Ensure power supply at all polling stations

In Tamil Nadu, for instance, the demand is on a steady rise, setting a new record of 454 million units on April 30.
A polling booth being prepared during the first phase of Lok Sabha elections in Puducherry.
A polling booth being prepared during the first phase of Lok Sabha elections in Puducherry. File Photo | Sriram R, EPS

As the world’s largest electoral juggernaut moves into the third phase amid an alarming heat wave, power outages have become commonplace across the country. Rising temperatures may have kept a section of voters from exercising their democratic right, but the attendant spike in power demand has raised some other difficult questions.
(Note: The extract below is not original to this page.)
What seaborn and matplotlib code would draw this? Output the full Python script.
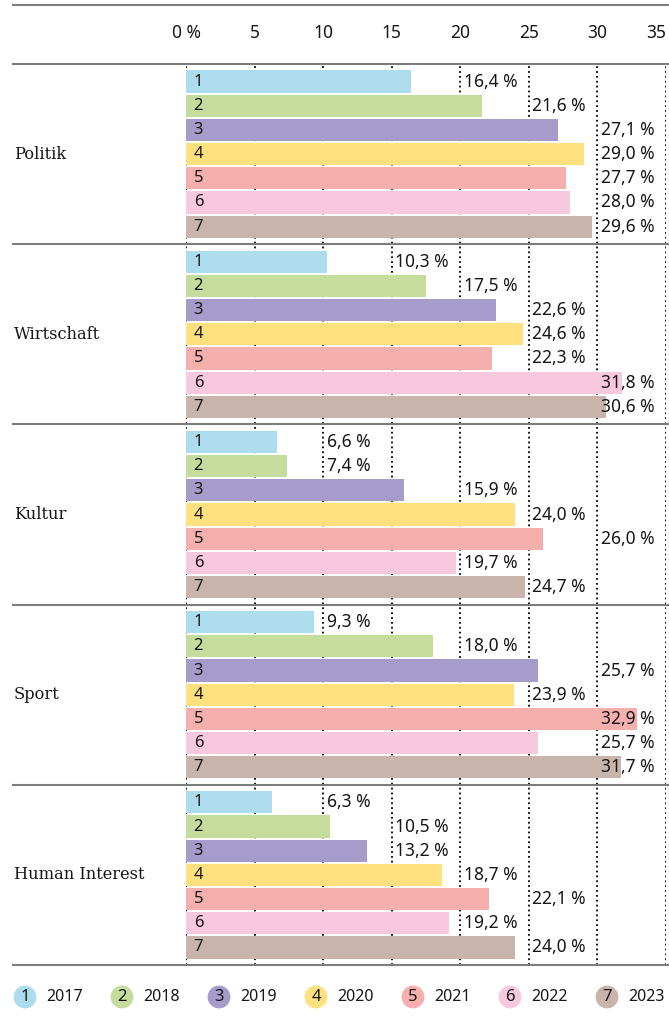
import math

import numpy as np
import pandas as pd
import matplotlib
matplotlib.use("Agg")
import matplotlib.pyplot as plt
import matplotlib.transforms as mtransforms
from matplotlib.lines import Line2D
import seaborn as sns

# --- data -------------------------------------------------------------------
categories = ["Politik", "Wirtschaft", "Kultur", "Sport", "Human Interest"]
years = ["2017", "2018", "2019", "2020", "2021", "2022", "2023"]

politik = [16.4, 21.6, 27.1, 29.0, 27.7, 28.0, 29.6]
wirtschaft = [10.3, 17.5, 22.6, 24.6, 22.3, 31.8, 30.6]
kultur = [6.6, 7.4, 15.9, 24.0, 26.0, 19.7, 24.7]
sport = [9.3, 18.0, 25.7, 23.9, 32.9, 25.7, 31.7]
human_interest = [6.3, 10.5, 13.2, 18.7, 22.1, 19.2, 24.0]

x_ticks = [0, 5, 10, 15, 20, 25, 30, 35]
x_tick_labels = ["0 %", "5", "10", "15", "20", "25", "30", "35"]

year_colors = ["#acdcee", "#c6dc9c", "#a59ccc", "#fee07f",
               "#f5b0ae", "#f8c8de", "#c8b4aa"]

series = [politik, wirtschaft, kultur, sport, human_interest]
df = pd.DataFrame(
    [{"Ressort": cat, "Jahr": yr, "Anteil": v}
     for cat, vals in zip(categories, series)
     for yr, v in zip(years, vals)]
)

# --- figure geometry ----------------------------------------------------------
W, H, DPI = 669, 1022, 100
SANS = ["Noto Sans", "DejaVu Sans"]
SERIF = ["DejaVu Serif"]
TXT = "#161616"
RULE = "#7d7d7d"
NUM_SIZE = 12.5


def fx(px):
    return px / W


def fy(px):
    return 1 - px / H


fig = plt.figure(figsize=(W / DPI, H / DPI), dpi=DPI)
fig.patch.set_facecolor("white")

ax_left, ax_right, ax_top, ax_bottom = 186, 666, 64, 965
ax = fig.add_axes([fx(ax_left), fy(ax_bottom),
                   fx(ax_right) - fx(ax_left), fy(ax_top) - fy(ax_bottom)])

sns.barplot(
    data=df, y="Ressort", x="Anteil", hue="Jahr",
    order=categories, hue_order=years, palette=year_colors,
    orient="h", width=0.94, gap=0.09, saturation=1,
    errorbar=None, legend=False, ax=ax, zorder=2, linewidth=0,
)

ax.set_xlim(0, 35)
ax.set_ylim(len(categories) - 0.5, -0.5)
ax.set_xlabel("")
ax.set_ylabel("")
ax.set_yticks([])
ax.set_xticks(x_ticks)
ax.tick_params(axis="x", length=0, labelbottom=False, labeltop=False)
for s in ax.spines.values():
    s.set_visible(False)

# dotted vertical gridlines behind the bars
ax.set_axisbelow(True)
ax.grid(axis="x", color="black", linestyle=(0, (1, 1.7)), linewidth=1.3, zorder=0)
ax.grid(axis="y", visible=False)

# header tick labels above the chart
head_y = 1 + (ax_top - 33) / (ax_bottom - ax_top)
head_trans = mtransforms.blended_transform_factory(ax.transData, ax.transAxes)
for i, (t, lab) in enumerate(zip(x_ticks, x_tick_labels)):
    ha = "right" if i == len(x_ticks) - 1 else "center"
    ax.text(t, head_y, lab, transform=head_trans, ha=ha, va="center",
            fontsize=NUM_SIZE, family=SANS, color=TXT, clip_on=False)

# value labels snap to the next gridline to the right of each bar
for hue_idx, container in enumerate(ax.containers):
    for patch in container:
        v = patch.get_width()
        yc = patch.get_y() + patch.get_height() / 2
        label_x = min(math.ceil(round(v / 5, 6)) * 5, 30)
        ax.annotate(f"{v:.1f} %".replace(".", ","), xy=(label_x, yc),
                    xytext=(2.5, 0), textcoords="offset points",
                    ha="left", va="center", fontsize=NUM_SIZE, family=SANS,
                    color=TXT, zorder=4, annotation_clip=False)
        ax.annotate(str(hue_idx + 1), xy=(0, yc), xytext=(5.5, 0),
                    textcoords="offset points", ha="left", va="center",
                    fontsize=12, family=SANS, color=TXT, zorder=4)

# horizontal rules between groups, running across the whole width
row_trans = mtransforms.blended_transform_factory(fig.transFigure, ax.transData)
for b in np.arange(-0.5, len(categories)):
    ax.add_line(Line2D([fx(13), 1], [b, b], transform=row_trans, color=RULE,
                       linewidth=1.5, clip_on=False, zorder=5))
fig.add_artist(Line2D([fx(13), 1], [fy(5), fy(5)], transform=fig.transFigure,
                      color=RULE, linewidth=1.5))

# category names on the left
for i, cat in enumerate(categories):
    ax.text(fx(14), i, cat, transform=row_trans, ha="left", va="center",
            fontsize=11.7, family=SERIF, color=TXT, clip_on=False)

# legend row along the bottom
leg = fig.add_axes([0, fy(1020), 1, fy(974) - fy(1020)])
leg.set_xlim(0, W)
leg.set_ylim(-1, 1)
leg.axis("off")
step = 97.0
centers = [25 + step * i for i in range(len(years))]
leg.scatter(centers, [0] * len(years), s=270, c=year_colors, linewidths=0)
for i, (cx, yr) in enumerate(zip(centers, years)):
    leg.text(cx, 0, str(i + 1), ha="center", va="center", fontsize=12,
             family=SANS, color=TXT)
    leg.text(cx + 21, 0, yr, ha="left", va="center", fontsize=11.5,
             family=SANS, color=TXT)

fig.savefig("out.png", dpi=DPI, facecolor="white")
India’s electricity consumption is estimated to have surged 11 percent to 144 billion units in April, putting a heavy load on the distribution grid. And it is likely to go through the roof in May.

Political accountability is on everyone’s mind at election time. Power distribution being a state subject, state governments are trying their best to avoid disruptions for the fear of a backlash. But in doing so, the states are staring at huge losses as they are forced to buy power at exorbitant rates to match the demand. In some regions where the voting has ended, power outages have become a regular nuisance. The utilities blame it on the unexpected rise in demand and cite two obvious reasons—more air-conditioners and industrial growth. In Tamil Nadu, for instance, the demand is on a steady rise, setting a new record of 454 million units on April 30.

On the electoral front, despite a diktat from the Election Commission, there are reports of supply disruption at some polling stations as well as strong rooms designated for storing election equipment. According to the commission’s guidelines, the state-owned power utilities are supposed to ensure continuous supply at all polling stations and strong rooms where the electronic voting machines would be stored until June 4. The disruptions interrupted camera surveillance at places, which in turn led to protests from political parties over a potential breach of security. This should be avoided at any cost.

Power generation, which dropped sharply during the pandemic and subsequently reported a steady increase, needs to be pushed up through amiable policies. With a water crisis looming large, several hydel power projects have been performing below par. It is expected that the demand would spurt every year with the growing population and industrialisation. The existing infrastructure—including transformers, lines and poles—needs to be strengthened so that it can manage the overload. A delay in reinforcing the infrastructure will not only impact the people at large, but also cripple India’s economic growth.